Enhanced thermal energy storage performance of molten salt for the next generation concentrated solar power plants by SiO2 nanoparticles: A molecular dynamics study

Abstract

Chloride molten salt is the most promising thermal energy storage materials for the next generation concentrated solar power (CSP) plants. In this work, to enhance the thermal performance of KNaCl2 molten salts, composited thermal energy storage (CTES) materials based on amorphous SiO2 nanoparticles and KNaCl2 were proposed and designed under the guidance of the material composition design strategy. The molecular dynamics simulation method has been conducted to investigate the thermal storage properties and analyze the mechanism of heat transfer improvement from the perspective of microstructure evolution, thermal diffusion properties and energy changes. Thermal conductivity, viscosity, and specific heat capacity of CTES materials at high temperatures with different volume fractions of nanoparticles were predicted to provide reference data for the design of heat transfer systems in CSP plants.
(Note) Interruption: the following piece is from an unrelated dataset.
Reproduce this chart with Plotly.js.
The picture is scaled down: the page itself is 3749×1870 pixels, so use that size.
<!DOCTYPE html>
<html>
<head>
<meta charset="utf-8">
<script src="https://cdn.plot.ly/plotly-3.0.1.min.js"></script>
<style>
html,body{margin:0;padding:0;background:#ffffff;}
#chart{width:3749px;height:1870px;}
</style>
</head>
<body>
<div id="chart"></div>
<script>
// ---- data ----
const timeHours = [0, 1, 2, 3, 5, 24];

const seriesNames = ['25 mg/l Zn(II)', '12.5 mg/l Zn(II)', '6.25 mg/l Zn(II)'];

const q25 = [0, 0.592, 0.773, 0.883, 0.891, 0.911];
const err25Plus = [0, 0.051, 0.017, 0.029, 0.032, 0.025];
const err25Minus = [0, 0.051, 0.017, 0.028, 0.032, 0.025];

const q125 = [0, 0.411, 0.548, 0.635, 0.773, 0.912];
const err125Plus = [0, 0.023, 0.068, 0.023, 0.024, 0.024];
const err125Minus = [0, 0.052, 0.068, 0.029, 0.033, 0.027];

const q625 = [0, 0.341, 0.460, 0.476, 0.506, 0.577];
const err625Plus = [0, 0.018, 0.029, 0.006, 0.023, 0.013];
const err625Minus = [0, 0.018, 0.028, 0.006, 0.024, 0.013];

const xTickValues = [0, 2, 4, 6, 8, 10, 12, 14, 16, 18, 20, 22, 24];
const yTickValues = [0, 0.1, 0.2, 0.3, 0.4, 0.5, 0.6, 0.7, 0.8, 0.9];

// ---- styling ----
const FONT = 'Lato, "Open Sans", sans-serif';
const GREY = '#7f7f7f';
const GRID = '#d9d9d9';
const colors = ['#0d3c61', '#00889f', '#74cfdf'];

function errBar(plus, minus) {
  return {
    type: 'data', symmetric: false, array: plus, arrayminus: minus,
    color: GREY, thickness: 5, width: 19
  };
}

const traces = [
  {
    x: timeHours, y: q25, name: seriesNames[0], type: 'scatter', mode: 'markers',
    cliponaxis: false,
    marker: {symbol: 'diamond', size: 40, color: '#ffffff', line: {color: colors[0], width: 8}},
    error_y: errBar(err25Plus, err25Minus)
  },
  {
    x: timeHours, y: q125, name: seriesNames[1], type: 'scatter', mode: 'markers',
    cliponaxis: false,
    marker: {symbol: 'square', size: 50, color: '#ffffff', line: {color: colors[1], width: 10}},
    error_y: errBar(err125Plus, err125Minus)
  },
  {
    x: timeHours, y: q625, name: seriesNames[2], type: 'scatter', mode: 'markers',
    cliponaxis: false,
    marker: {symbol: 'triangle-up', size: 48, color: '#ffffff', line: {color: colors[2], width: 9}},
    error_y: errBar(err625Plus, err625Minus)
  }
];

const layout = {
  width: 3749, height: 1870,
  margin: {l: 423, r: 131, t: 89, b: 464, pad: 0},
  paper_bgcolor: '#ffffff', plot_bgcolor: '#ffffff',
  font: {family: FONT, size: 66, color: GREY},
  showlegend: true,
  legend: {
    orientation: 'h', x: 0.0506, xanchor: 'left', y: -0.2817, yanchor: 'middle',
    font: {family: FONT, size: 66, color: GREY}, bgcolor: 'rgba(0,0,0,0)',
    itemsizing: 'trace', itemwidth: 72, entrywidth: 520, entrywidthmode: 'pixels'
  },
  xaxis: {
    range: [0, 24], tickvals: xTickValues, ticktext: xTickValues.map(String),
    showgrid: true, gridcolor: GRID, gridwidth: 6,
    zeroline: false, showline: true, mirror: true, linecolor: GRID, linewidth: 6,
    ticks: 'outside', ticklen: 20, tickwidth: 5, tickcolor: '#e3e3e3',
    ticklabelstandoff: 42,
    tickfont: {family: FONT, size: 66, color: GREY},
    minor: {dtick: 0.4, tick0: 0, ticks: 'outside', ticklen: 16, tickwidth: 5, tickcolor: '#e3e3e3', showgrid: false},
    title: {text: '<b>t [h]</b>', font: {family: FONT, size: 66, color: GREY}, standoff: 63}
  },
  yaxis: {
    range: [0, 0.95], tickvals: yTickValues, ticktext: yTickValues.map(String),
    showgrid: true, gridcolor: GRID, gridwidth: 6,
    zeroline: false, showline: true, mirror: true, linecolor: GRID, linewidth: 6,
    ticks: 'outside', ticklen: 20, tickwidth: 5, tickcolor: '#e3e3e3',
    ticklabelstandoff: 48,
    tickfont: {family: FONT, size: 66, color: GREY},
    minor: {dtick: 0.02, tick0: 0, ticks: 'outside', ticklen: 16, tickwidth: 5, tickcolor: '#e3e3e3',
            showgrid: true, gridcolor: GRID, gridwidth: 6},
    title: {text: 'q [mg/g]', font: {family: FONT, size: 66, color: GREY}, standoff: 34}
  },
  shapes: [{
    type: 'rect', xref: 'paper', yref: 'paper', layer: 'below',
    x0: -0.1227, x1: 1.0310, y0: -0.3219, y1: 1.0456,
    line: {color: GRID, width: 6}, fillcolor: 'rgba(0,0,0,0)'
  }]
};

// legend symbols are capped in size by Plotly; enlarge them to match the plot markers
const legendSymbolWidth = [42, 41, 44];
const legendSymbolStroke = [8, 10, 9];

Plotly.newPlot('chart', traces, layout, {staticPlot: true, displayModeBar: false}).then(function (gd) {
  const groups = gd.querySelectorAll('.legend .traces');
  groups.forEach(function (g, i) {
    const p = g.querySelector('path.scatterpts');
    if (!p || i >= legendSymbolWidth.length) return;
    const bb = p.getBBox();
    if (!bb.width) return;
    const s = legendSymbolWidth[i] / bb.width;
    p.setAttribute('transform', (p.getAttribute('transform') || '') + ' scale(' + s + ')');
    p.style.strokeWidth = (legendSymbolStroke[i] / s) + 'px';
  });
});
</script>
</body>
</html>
The study discovered that increasing the volume fraction of nanoparticles increases the thermal conductivity and specific heat capacity of the systems significantly, with the maximum increase of 25.28% and 7.87%, respectively. Moreover, the enhancement of heat transfer characteristics is the result of the formation of a compressed interface layer with a thickness 5 Å on the outer surface of SiO2 nanoparticles. This work has important guiding significance for the material selection and composition design of molten salt-nanoparticle composite materials used for next-generation CSP plants.